Defects in Irradiated Silicon. I. Electron Spin Resonance of the Si-A Center

The Si-$A$ center is a major, radiation-damage defect produced in "pulled" silicon by a room temperature irradiation. As a result of studies described in this paper (I), and the following one (II), it is concluded that this center is a lattice vacancy with an oxygen atom impurity bridging two of the four broken bonds associated with the vacancy. Spin resonance and electrical activity arise from an electron trapped in the other two bonds. In this paper (I), the spin resonance studies are described. A molecular orbital treatment of the trapped electron wave-function satisfactorily accounts for the observed $g$ tensor, as well as the hyperfine interaction observed with neighboring 4.7% abundant ${\mathrm{Si}}^{29}$ nuclei. Study of the changes in the spectrum of a sample subjected to uniaxial stress are also described.

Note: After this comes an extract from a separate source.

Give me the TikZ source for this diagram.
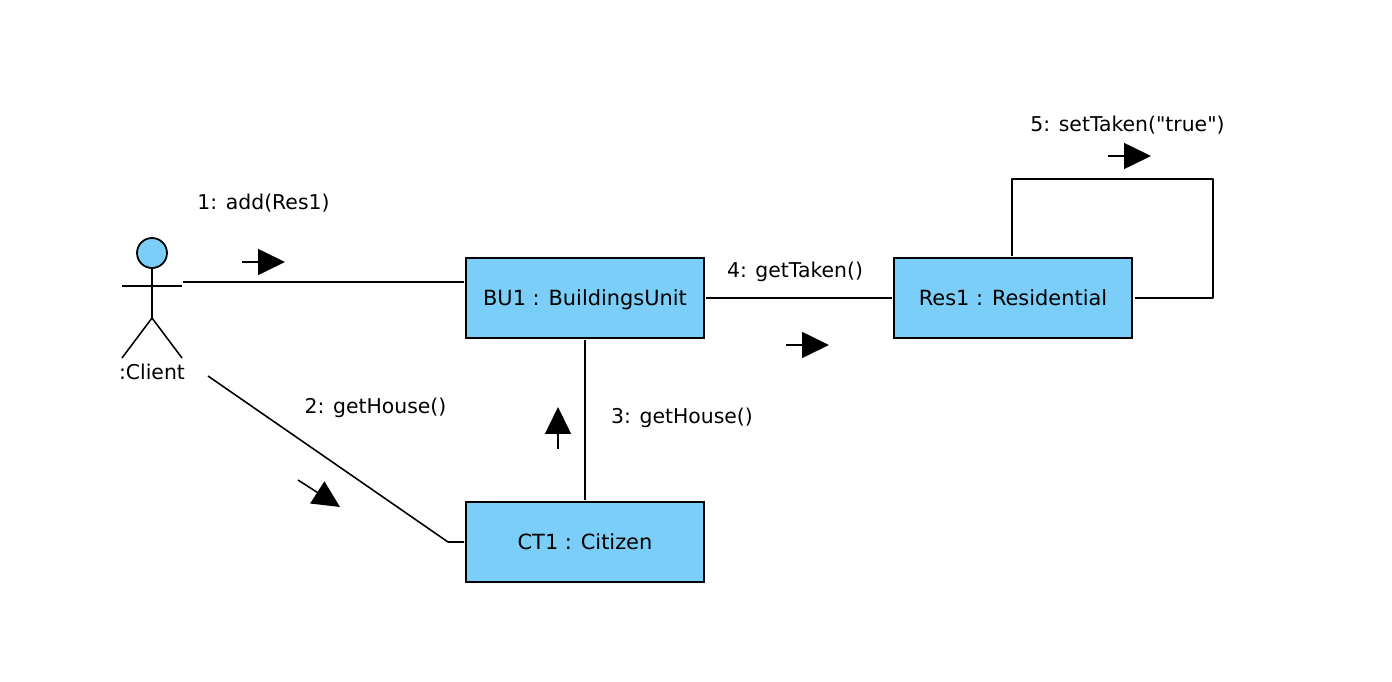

Under stress, the amplitudes of the individual resonance components (which correspond to different orientations of the defect in the crystal) are observed to change. This results from (1) electronic redistribution of the trapped electrons among the defects, and (2) thermally activated reorientation of the defects themselves under the applied stress. These two effects are separated and a quantitative study of their magnitudes and signs, as well as their rates, is given. The results confirm many of the important microscopic features of the model.